>> begin INFORMATION SUPPLIED
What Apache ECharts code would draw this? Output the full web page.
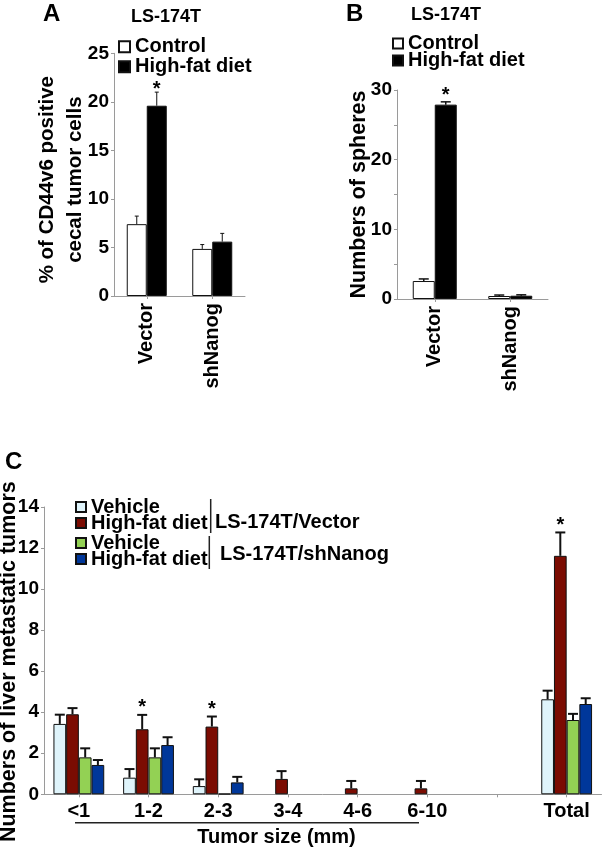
<!DOCTYPE html>
<html>
<head>
<meta charset="utf-8">
<script src="https://cdn.jsdelivr.net/npm/echarts@6/dist/echarts.min.js"></script>
<style>
html, body { margin: 0; padding: 0; background: #fff; }
#main { width: 602px; height: 850px; }
</style>
</head>
<body>
<div id="main"></div>
<script>
// panel A / B groups
var groupsAB = ['Vector', 'shNanog'];

// A: % of CD44v6 positive cecal tumor cells
var aControl = [7.4, 4.85];
var aControlErr = [0.83, 0.45];
var aHfd = [19.6, 5.6];
var aHfdErr = [1.4, 0.85];
var aHfdSig = [1, 0];

// B: numbers of spheres
var bControl = [2.58, 0.43];
var bControlErr = [0.3, 0.14];
var bHfd = [27.9, 0.47];
var bHfdErr = [0.4, 0.13];
var bHfdSig = [1, 0];

// C: liver metastatic tumors by size
var sizeCats = ['<1', '1-2', '2-3', '3-4', '4-6', '6-10', '', 'Total'];
var vehVector = [3.43, 0.81, 0.4, null, null, null, null, 4.63];
var vehVectorErr = [0.45, 0.42, 0.33, 0, 0, 0, 0, 0.42];
var hfdVector = [3.9, 3.17, 3.3, 0.75, 0.29, 0.29, null, 11.62];
var hfdVectorErr = [0.3, 0.7, 0.49, 0.38, 0.36, 0.36, 0, 1.14];
var hfdVectorSig = [0, 1, 1, 0, 0, 0, 0, 1];
var vehSh = [1.8, 1.8, 0.03, null, null, null, null, 3.62];
var vehShErr = [0.44, 0.44, 0, 0, 0, 0, 0, 0.3];
var hfdSh = [1.43, 2.4, 0.58, null, null, null, null, 4.4];
var hfdShErr = [0.24, 0.38, 0.27, 0, 0, 0, 0, 0.28];

var FONT = '"Liberation Sans", Arial, Helvetica, sans-serif';
var AXIS_GRAY = '#9a9a9a';

function errData(vals, errs, sig) {
    var out = [];
    for (var i = 0; i < vals.length; i++) {
        if (vals[i] == null || !errs[i]) continue;
        out.push([i, vals[i], errs[i], sig ? sig[i] : 0]);
    }
    return out;
}

// error bar drawn above a bar, shifted by offset px from the category centre
function errBar(offset, cap, lw, starGap) {
    return function (params, api) {
        var i = api.value(0), v = api.value(1), e = api.value(2);
        var base = api.coord([i, v]);
        var top = api.coord([i, v + e]);
        var x = base[0] + offset;
        var kids = [
            { type: 'line', shape: { x1: x, y1: base[1], x2: x, y2: top[1] }, style: { stroke: '#111', lineWidth: lw } },
            { type: 'line', shape: { x1: x - cap, y1: top[1], x2: x + cap, y2: top[1] }, style: { stroke: '#111', lineWidth: lw } }
        ];
        if (api.value(3)) {
            kids.push({
                type: 'text', x: x, y: top[1] - starGap,
                style: { text: '*', fill: '#000', font: 'bold 20px ' + FONT, align: 'center', verticalAlign: 'middle' }
            });
        }
        return { type: 'group', children: kids };
    };
}

function errSeries(grid, vals, errs, sig, offset, cap, lw, starGap) {
    return {
        type: 'custom', xAxisIndex: grid, yAxisIndex: grid, z: 5,
        renderItem: errBar(offset, cap, lw, starGap || 3),
        encode: { x: 0, y: 1 },
        data: errData(vals, errs, sig)
    };
}

function catAxis(grid, data, rotate, margin) {
    return {
        type: 'category', gridIndex: grid, data: data,
        axisLine: { show: true, lineStyle: { color: AXIS_GRAY, width: 1 } },
        axisTick: { show: true, alignWithLabel: true, length: 3, lineStyle: { color: AXIS_GRAY } },
        axisLabel: { rotate: rotate, margin: margin, color: '#000', fontSize: 20, fontWeight: 'bold', fontFamily: FONT, interval: 0 },
        splitLine: { show: false }
    };
}

function valAxis(grid, max, interval, name, nameGap, fmt, extra, labelPad) {
    var ax = {
        type: 'value', gridIndex: grid, min: 0, max: max, interval: interval,
        name: name, nameLocation: 'middle', nameRotate: 90, nameGap: nameGap,
        nameMoveOverlap: false,
        nameTextStyle: { color: '#000', fontSize: 19, fontWeight: 'bold', fontFamily: FONT },
        axisLine: { show: true, lineStyle: { color: AXIS_GRAY, width: 1 } },
        axisTick: { show: true, length: 3, lineStyle: { color: AXIS_GRAY } },
        axisLabel: { color: '#000', fontSize: 19, fontWeight: 'bold', fontFamily: FONT, margin: 5, formatter: fmt, padding: labelPad || 0 },
        splitLine: { show: false }
    };
    if (extra) {
        for (var k in extra) ax.nameTextStyle[k] = extra[k];
    }
    return ax;
}

function barSeries(grid, name, vals, color, width) {
    return {
        type: 'bar', name: name, xAxisIndex: grid, yAxisIndex: grid,
        data: vals, barWidth: width, barGap: '0%',
        itemStyle: { color: color, borderColor: '#111', borderWidth: 1 },
        emphasis: { disabled: true }
    };
}

function legendBox(data, left, top, gap, iw, ih) {
    return {
        data: data, orient: 'vertical', left: left, top: top, padding: 0,
        itemGap: gap, itemWidth: iw, itemHeight: ih, icon: 'rect', selectedMode: false,
        formatter: function (name) { return name.split('|')[0]; },
        textStyle: { color: '#000', fontSize: 20, fontWeight: 'bold', fontFamily: FONT }
    };
}

function label(text, x, y, size, align) {
    return {
        type: 'text', x: x, y: y,
        style: { text: text, fill: '#000', font: 'bold ' + size + 'px ' + FONT, align: align || 'left', verticalAlign: 'middle' }
    };
}

function rule(x1, y1, x2, y2) {
    return { type: 'line', shape: { x1: x1, y1: y1, x2: x2, y2: y2 }, style: { stroke: '#222', lineWidth: 1.5 } };
}

var cBw = 12.7;
var myChart = echarts.init(document.getElementById('main'));
var option = {
    animation: false,
    backgroundColor: '#fff',
    grid: [
        { left: 114, top: 53.3, width: 131, height: 242.7, outerBoundsMode: 'none' },
        { left: 397, top: 90, width: 151, height: 209, outerBoundsMode: 'none' },
        { left: 44, top: 507, width: 557.5, height: 287.3, outerBoundsMode: 'none' }
    ],
    xAxis: [
        catAxis(0, groupsAB, 90, 7),
        catAxis(1, groupsAB, 90, 7),
        catAxis(2, sizeCats, 0, 7)
    ],
    yAxis: [
        valAxis(0, 25, 5, '% of CD44v6 positive\ncecal tumor cells', 25, null, { fontSize: 20.5, lineHeight: 28, padding: [0, 10, 0, 0] }),
        valAxis(1, 30, 5, 'Numbers of spheres', 27, function (v) { return v % 10 === 0 ? v : ''; }, { fontSize: 21.5 }, [8, 0, 0, 0]),
        valAxis(2, 14, 2, 'Numbers of liver metastatic tumors', 24, null, { fontSize: 21.5, padding: [0, 22, 0, 0] })
    ],
    legend: [
        legendBox(['Control', 'High-fat diet'], 118, 36.7, 0, 11, 11),
        legendBox(['Control|B', 'High-fat diet|B'], 392, 33.5, -3, 10, 10),
        legendBox(['Vehicle|V', 'High-fat diet|V'], 75, 497, -4, 10, 10),
        legendBox(['Vehicle|S', 'High-fat diet|S'], 75, 533, -4, 10, 10)
    ],
    series: [
        barSeries(0, 'Control', aControl, '#ffffff', 20),
        barSeries(0, 'High-fat diet', aHfd, '#000000', 20),
        errSeries(0, aControl, aControlErr, null, -10, 2, 1),
        errSeries(0, aHfd, aHfdErr, aHfdSig, 10, 2, 1, 3),

        barSeries(1, 'Control|B', bControl, '#ffffff', 22),
        barSeries(1, 'High-fat diet|B', bHfd, '#000000', 22),
        errSeries(1, bControl, bControlErr, null, -11, 5, 1.5),
        errSeries(1, bHfd, bHfdErr, bHfdSig, 11, 5, 1.5, 6),

        barSeries(2, 'Vehicle|V', vehVector, '#dff4fb', cBw),
        barSeries(2, 'High-fat diet|V', hfdVector, '#7b0c02', cBw),
        barSeries(2, 'Vehicle|S', vehSh, '#93d154', cBw),
        barSeries(2, 'High-fat diet|S', hfdSh, '#00379a', cBw),
        errSeries(2, vehVector, vehVectorErr, null, -1.5 * cBw, 5, 2),
        errSeries(2, hfdVector, hfdVectorErr, hfdVectorSig, -0.5 * cBw, 5, 2, 7),
        errSeries(2, vehSh, vehShErr, null, 0.5 * cBw, 5, 2),
        errSeries(2, hfdSh, hfdShErr, null, 1.5 * cBw, 5, 2)
    ],
    graphic: [
        label('A', 43, 14, 24),
        label('LS-174T', 166, 17, 18, 'center'),
        label('B', 346, 14, 24),
        label('LS-174T', 446, 15, 18, 'center'),
        label('C', 5, 462, 24),
        rule(210.7, 499, 210.7, 533),
        rule(209.3, 536, 209.3, 569),
        label('LS-174T/Vector', 215, 522, 20),
        label('LS-174T/shNanog', 220, 554, 20),
        rule(75, 822.7, 419, 822.7),
        label('Tumor size (mm)', 276.5, 837, 20, 'center')
    ]
};
myChart.setOption(option);
</script>
</body>
</html>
>> end INFORMATION SUPPLIED
**DIRECTIVE**.
Everything from the first line to the line with "var bHfdSig = [1, 0];" must be repeated exactly, and nothing else. Leave the pictures out.

**OUTPUT BELOW**.
What Apache ECharts code would draw this? Output the full web page.
<!DOCTYPE html>
<html>
<head>
<meta charset="utf-8">
<script src="https://cdn.jsdelivr.net/npm/echarts@6/dist/echarts.min.js"></script>
<style>
html, body { margin: 0; padding: 0; background: #fff; }
#main { width: 602px; height: 850px; }
</style>
</head>
<body>
<div id="main"></div>
<script>
// panel A / B groups
var groupsAB = ['Vector', 'shNanog'];

// A: % of CD44v6 positive cecal tumor cells
var aControl = [7.4, 4.85];
var aControlErr = [0.83, 0.45];
var aHfd = [19.6, 5.6];
var aHfdErr = [1.4, 0.85];
var aHfdSig = [1, 0];

// B: numbers of spheres
var bControl = [2.58, 0.43];
var bControlErr = [0.3, 0.14];
var bHfd = [27.9, 0.47];
var bHfdErr = [0.4, 0.13];
var bHfdSig = [1, 0];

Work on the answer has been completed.